Don’t give in, Charlie Hebdo

The dawn of 2015 was stained with blood by the Charlie Hebdo tragedy in France. On January 7, two Islamist terrorists vehemently screamed “Allahu Akbar” (Arabic for “God is the greatest”), as they gunned down twelve journalists of the satirical magazine.

Charlie Hebdo is a niche publication not so well known outside of France. Although I do not have extensive knowledge about it, I do have a strong opinion about murdering people for publishing something someone finds distasteful. This opinion remains unwavering, very nearly regardless of what has been published.

To declare that Charlie Hebdo should have never published cartoons portraying the Prophet Mohammed is like accusing a rape victim of wearing revealing clothes. It’s a form of victim-shaming that sheds an accusatory light on the wrong people. No one is responsible for the deaths at the offices of Charlie Hebdo except those who committed the murders.

Needless to say, Charlie Hebdo is not beyond reproach. Their abrasive commentaries have had an effect in Europe on Muslims, Arabs, and immigrants. The discourse towards these minorities has taken an uncomfortable turn, as they have been labeled as “the problem,” contributing to discrimination and lack of opportunity. Charlie Hebdo’s political discourse has, in a way, poured more fuel into the fire, fostering an unhealthy level of xenophobia among Europeans.

However, Charlie Hebdo has also lampooned the remaining two of the main Abrahamic religions: Christianity and Judaism. Its purpose has not been to mock religion for its superstition or lack of objective evidence. Rather, its objective was to promote secularism within the government. Gérard Biard, Charlie Hebdo’s editor-in-chief, stated, “Religion should not be a political argument.” It fought against religious groups forcing their ideologies on everyone. Ironically, the shootings occurred due to these very problems—of illustrating the holy prophet Muhammad, a blasphemy according to most Islamic traditions.

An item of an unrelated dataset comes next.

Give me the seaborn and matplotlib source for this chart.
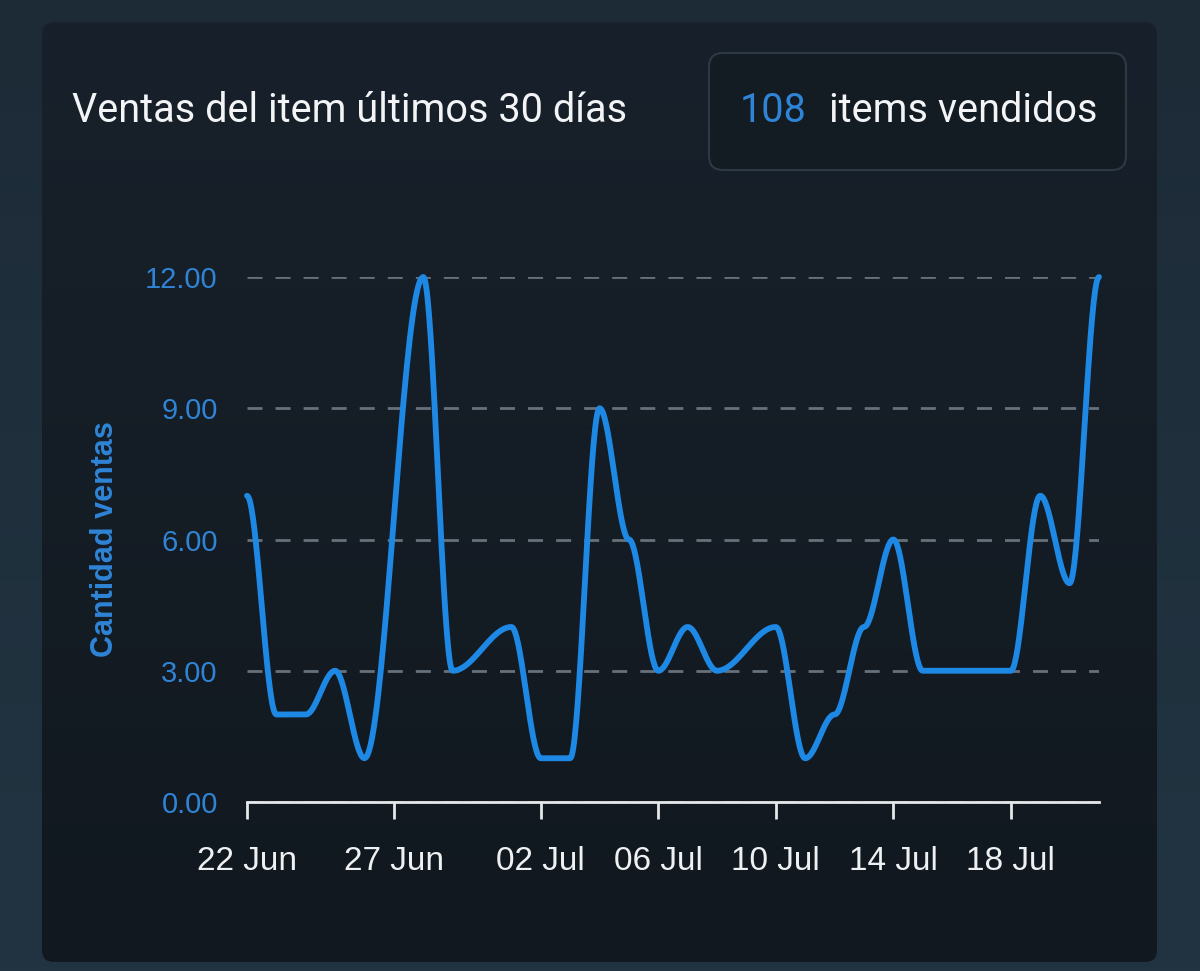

This is not the first time Muslim extremists have violently lashed out against similar “transgressions.” Repeated incursions have been carried out against authors, journalists and artists who have illustrated or referenced Muhammad, such as the following three examples:

The Satanic Verses controversy (1988)

Salman Rushdie’s book The Satanic Verses came under fire for including what some Muslims believed were blasphemous references. In 1989, the Ayatollah of Iran issued a fatwa ordering Muslims to kill Rushdie. The author evaded death, but some translators and publishers of his novel have been murdered or seriously injured.

Jyllands-Posten Muhammmad cartoons controversy (2006)

The Danish newspaper Jyllands-Posten published cartoons that depicted Muhammad. Muslim groups in Denmark complained, which prompted a bigger reaction that led to global protests, many of which escalated into a bloodbath, resulting in at least 200 deaths worldwide.

Lars Vilks Muhammad drawings controversy (2007)

Swedish artist Lars Vilks depicted Muhammad as a roundabout dog in a series of drawings for a local art exhibition. Protests from Muslim organizations in Sweden and condemnations from several Middle Eastern governments ensued. Since then, Vilks has been the target of numerous death threats, attacks, and assassination plots.

It is rather remarkable to see how these seemingly small publications are capable of triggering such explosive reactions, yet also frightening to think how reactionary some of these groups can be. Needless to say, not all Muslims harbor the same zealous beliefs. But it is difficult to turn a blind eye to these recurrent incidents that infringe upon people’s freedom of speech. It’s evident how a minority of extremists has the power to inflict so much damage on innocent lives.

I refuse to accept the Charlie Hebdo tragedy quietly. Anyone should have the freedom to comment on religion (and Mohammad). The moment we cease to do so, extremists have succeeded in silencing us through senseless violence and intimidation. As Hebdo’s Editor-in-Chief Biard succinctly said, “If we say to religion, ‘You are untouchable,’ we’re f—–.” I laud Biard’s moral courage, as well as the masses in Paris that have carried out peaceful protests, holding “Je suis Charlie” signs as symbols of solidarity. Speech should be countered by speech; brandishing a weapon only demonstrates insecurity and cowardice.